Alligations or Mixtures
Aptitude

 Back to Questions
Q.

A can contains a mixture of two liquids A and B in the ratio 7:5 when 9 litres of mixture are drawn off and the can is filled with B, the ratio of A and B becomes 7:9. How many litres of liquid A was contained by the can initially?

 A.

28 litres

 B.

21 litres

 C.

45 litres

 D.

36 litres

 Hide Ans

Solution:
Option(B) is correct

Suppose the can initially contains $7x$ and $5x$ litres of mixtures A and B respectively.

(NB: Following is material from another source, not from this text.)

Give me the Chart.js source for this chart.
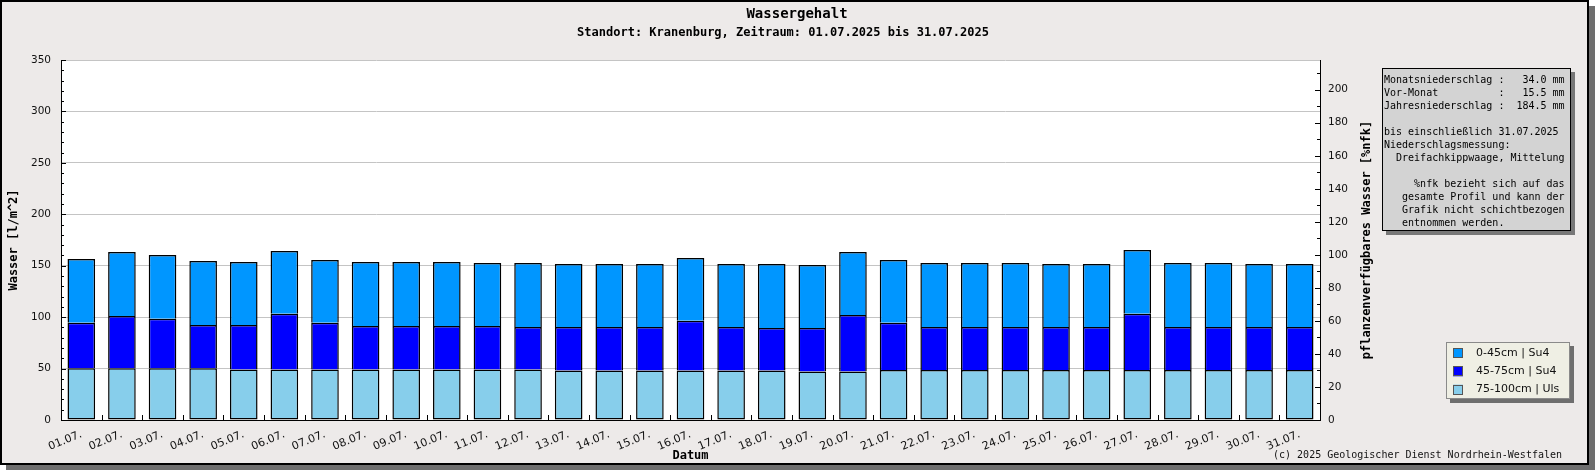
<!DOCTYPE html>
<html>
<head>
<meta charset="utf-8">
<script src="https://cdn.jsdelivr.net/npm/chart.js@4/dist/chart.umd.min.js"></script>
<style>
    html, body { margin: 0; padding: 0; background: #fff; }
    #wrap { width: 1595px; height: 470px; position: relative; }
</style>
</head>
<body>
<div id="wrap"><canvas id="water-chart"></canvas></div>
<script>
const dates = ['01.07.', '02.07.', '03.07.', '04.07.', '05.07.', '06.07.', '07.07.', '08.07.',
    '09.07.', '10.07.', '11.07.', '12.07.', '13.07.', '14.07.', '15.07.', '16.07.', '17.07.',
    '18.07.', '19.07.', '20.07.', '21.07.', '22.07.', '23.07.', '24.07.', '25.07.', '26.07.',
    '27.07.', '28.07.', '29.07.', '30.07.', '31.07.'];

// l/m^2 per layer
const layer75to100 = [50.2, 50.2, 50.2, 50.2, 49.2, 49.2, 49.2, 49.2, 49.2, 49.2, 49.2, 49.2,
    48.2, 48.2, 48.2, 48.2, 48.2, 48.2, 47.2, 47.2, 48.5, 48.5, 48.5, 48.5, 48.5, 48.5,
    48.5, 48.5, 48.5, 48.5, 48.5];
const layer45to75 = [44.4, 50.9, 48.3, 42.2, 43.2, 54.1, 45.4, 42.2, 42.2, 42.2, 42.2, 41.2,
    42.2, 42.2, 42.2, 48.3, 42.2, 41.2, 42.2, 54.9, 46.1, 41.9, 41.9, 41.9, 41.9, 41.9,
    54.8, 41.9, 41.9, 41.9, 41.9];
const layer0to45 = [61.9, 62.2, 61.9, 62.2, 61.2, 61.0, 61.0, 62.2, 62.2, 62.2, 61.2, 62.2,
    61.3, 61.3, 61.3, 61.0, 61.3, 62.3, 61.3, 61.2, 61.0, 62.2, 62.2, 62.2, 61.3, 61.3,
    62.0, 62.2, 62.2, 61.3, 61.3];

const layerNames = ['75-100cm | Uls', '45-75cm | Su4', '0-45cm | Su4'];

const infoLines = [
    'Monatsniederschlag :   34.0 mm',
    'Vor-Monat          :   15.5 mm',
    'Jahresniederschlag :  184.5 mm',
    '',
    'bis einschließlich 31.07.2025',
    'Niederschlagsmessung:',
    '  Dreifachkippwaage, Mittelung',
    '',
    '     %nfk bezieht sich auf das',
    '   gesamte Profil und kann der',
    '   Grafik nicht schichtbezogen',
    '   entnommen werden.'
];

const mono = '"DejaVu Sans Mono", "Liberation Mono", monospace';
const sans = '"DejaVu Sans", sans-serif';

// frame, titles, boxes
const decoPlugin = {
    id: 'deco',
    beforeDraw(chart) {
        const ctx = chart.ctx;
        const a = chart.chartArea;
        ctx.save();
        ctx.fillStyle = '#6e6e6e';
        ctx.fillRect(6, 6, 1589, 464);
        ctx.fillStyle = '#edeae9';
        ctx.fillRect(0, 0, 1589, 465);
        ctx.strokeStyle = '#000';
        ctx.lineWidth = 2;
        ctx.strokeRect(1, 1, 1587, 463);
        ctx.fillStyle = '#fff';
        ctx.fillRect(a.left, a.top, a.right - a.left, a.bottom - a.top);
        ctx.restore();
    },
    afterDatasetsDraw(chart) {
        const ctx = chart.ctx;
        const y = chart.scales.y, y2 = chart.scales.y2, x = chart.scales.x;
        ctx.save();
        ctx.strokeStyle = '#000';
        ctx.lineWidth = 1;
        ctx.beginPath();
        for (let v = 0; v <= 350; v += 10) {
            const py = Math.round(y.getPixelForValue(v)) + 0.5;
            const len = v % 50 === 0 ? 5 : 3;
            ctx.moveTo(y.right, py);
            ctx.lineTo(y.right + len, py);
        }
        for (let v = 0; v <= y2.max; v += 10) {
            const py = Math.round(y2.getPixelForValue(v)) + 0.5;
            const len = v % 20 === 0 ? 5 : 3;
            ctx.moveTo(y2.left, py);
            ctx.lineTo(y2.left - len, py);
        }
        for (let i = 1; i < dates.length; i++) {
            const px = Math.round((x.getPixelForValue(i - 1) + x.getPixelForValue(i)) / 2) + 0.5;
            ctx.moveTo(px, x.top);
            ctx.lineTo(px, x.top - 5);
        }
        ctx.stroke();
        ctx.restore();
    },
    afterDraw(chart) {
        const ctx = chart.ctx;
        const a = chart.chartArea;
        ctx.save();
        ctx.fillStyle = '#000';
        ctx.textAlign = 'center';
        ctx.textBaseline = 'middle';
        ctx.font = 'bold 14px ' + mono;
        ctx.fillText('Wassergehalt', 797, 14);
        ctx.font = 'bold 12px ' + mono;
        ctx.fillText('Standort: Kranenburg, Zeitraum: 01.07.2025 bis 31.07.2025', 783, 33);
        ctx.fillText('Datum', (a.left + a.right) / 2, 456);

        ctx.save();
        ctx.translate(14, (a.top + a.bottom) / 2);
        ctx.rotate(-Math.PI / 2);
        ctx.fillText('Wasser [l/m^2]', 0, 0);
        ctx.restore();
        ctx.save();
        ctx.translate(1367, (a.top + a.bottom) / 2);
        ctx.rotate(-Math.PI / 2);
        ctx.fillText('pflanzenverfügbares Wasser [%nfk]', 0, 0);
        ctx.restore();

        ctx.font = '10px ' + mono;
        ctx.textAlign = 'right';
        ctx.fillStyle = '#111';
        ctx.fillText('(c) 2025 Geologischer Dienst Nordrhein-Westfalen', 1562, 455);

        // info box
        ctx.fillStyle = '#777';
        ctx.fillRect(1386, 72, 189, 163);
        ctx.fillStyle = '#d3d3d3';
        ctx.fillRect(1382, 68, 189, 163);
        ctx.strokeStyle = '#000';
        ctx.lineWidth = 1;
        ctx.strokeRect(1382.5, 68.5, 188, 162);
        ctx.fillStyle = '#000';
        ctx.textAlign = 'left';
        ctx.font = '10px ' + mono;
        infoLines.forEach((line, i) => {
            ctx.fillText(line, 1384, 80 + i * 13);
        });

        // legend box
        ctx.fillStyle = '#6e6e6e';
        ctx.fillRect(1450, 346, 124, 57);
        ctx.fillStyle = '#efefe4';
        ctx.fillRect(1446, 342, 124, 57);
        ctx.strokeStyle = '#8a8a8a';
        ctx.strokeRect(1446.5, 342.5, 123, 56);
        ctx.font = '11px ' + sans;
        const ds = chart.data.datasets.slice().reverse();
        ds.forEach((d, i) => {
            const cy = 353 + i * 18.3;
            ctx.fillStyle = d.backgroundColor;
            ctx.fillRect(1453, cy - 5, 10, 10);
            ctx.strokeStyle = '#555';
            ctx.strokeRect(1453.5, Math.round(cy - 5) + 0.5, 9, 9);
            ctx.fillStyle = '#111';
            ctx.fillText(d.label, 1476, cy);
        });
        ctx.restore();
    }
};

const chartCanvas = document.getElementById('water-chart');
const layerColors = ['#87ceeb', '#0000ff', '#0096ff'];
const layerData = [layer75to100, layer45to75, layer0to45];

const waterChart = new Chart(chartCanvas, {
    type: 'bar',
    data: {
        labels: dates,
        datasets: layerData.map((values, i) => ({
            label: layerNames[i],
            data: values,
            backgroundColor: layerColors[i],
            borderColor: '#000',
            borderWidth: 1.5,
            borderSkipped: i === 0 ? false : 'bottom',
            barPercentage: 0.68,
            categoryPercentage: 1.0,
            yAxisID: 'y'
        }))
    },
    options: {
        responsive: true,
        maintainAspectRatio: false,
        animation: false,
        devicePixelRatio: 1,
        layout: { padding: { top: 60, left: 0, right: 0, bottom: 0 } },
        plugins: {
            legend: { display: false },
            title: { display: false },
            tooltip: { enabled: false }
        },
        scales: {
            x: {
                stacked: true,
                offset: true,
                grid: { display: false, drawTicks: false },
                border: { display: true, color: '#000', width: 1 },
                ticks: {
                    autoSkip: false,
                    minRotation: 22,
                    maxRotation: 22,
                    padding: 8,
                    color: '#111',
                    font: { family: sans, size: 11 }
                },
                afterFit(scale) { scale.height = 50; }
            },
            y: {
                stacked: true,
                position: 'left',
                min: 0,
                max: 350,
                ticks: {
                    stepSize: 50,
                    padding: 10,
                    color: '#111',
                    font: { family: sans, size: 10.5 }
                },
                grid: { color: '#c4c4c4', drawTicks: false },
                border: { display: true, color: '#000', width: 1 },
                afterFit(scale) { scale.width = 61; }
            },
            y2: {
                position: 'right',
                min: 0,
                max: 218,
                ticks: {
                    stepSize: 20,
                    padding: 8,
                    color: '#111',
                    font: { family: sans, size: 10.5 }
                },
                afterBuildTicks(scale) {
                    scale.ticks = scale.ticks.filter(t => t.value % 20 === 0);
                },
                grid: { drawOnChartArea: false, drawTicks: false },
                border: { display: true, color: '#000', width: 1 },
                afterFit(scale) { scale.width = 275; }
            }
        }
    },
    plugins: [decoPlugin]
});
</script>
</body>
</html>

When 9 litres of mixture are drawn off, quantity of A in mixture left:

$7x-\left(\dfrac{7}{12}\right)\times 9 = 7x -\dfrac{21}{4}$ litres
Similarly quantity of B in mixture left:
$5x-\left(\dfrac{5}{12}\right)\times 9 = 5x -\dfrac{15}{4}$ litres

Therefore ratio becomes:
\begin{align*}
\dfrac{7x-\dfrac{21}{4}}{5x-\dfrac{15}{4}+9}&=\dfrac{7}{9}\\
\Rightarrow \dfrac{28x-21}{20x+21}&=\dfrac{7}{9}\\
\Rightarrow 252x-189&=140x+147\\
\Rightarrow 112x &=336\\
\Rightarrow x&=3
\end{align*}
So the can contained:  
$7\times x=7\times 3= 21$ litres of A initially.


(4) Comment(s)


Elamurugan
 ()

I think initial mixture should be, $7+5=12\times 3=36$



Sreethi Reddy
 ()

what abt addition of b??



Mangesh Kumar
 ()

what about addition of b


Deepak
 ()

Mangesh, I think the when the ratio becomes $7:9$, there is a typo in the solution.

the $3^{rd}$ equation given should be modified from:
\(\dfrac{7x-(21/4)}{5x-(15/4)}=\dfrac{7}{9}\) to
\(\dfrac{7x-(21/4)}{5x-(15/4)+ \textbf{9}}=\dfrac{7}{9}\)

Which will take us to the correct next step as given in the existing solution.

I guess they will take it into consideration and and update the solution.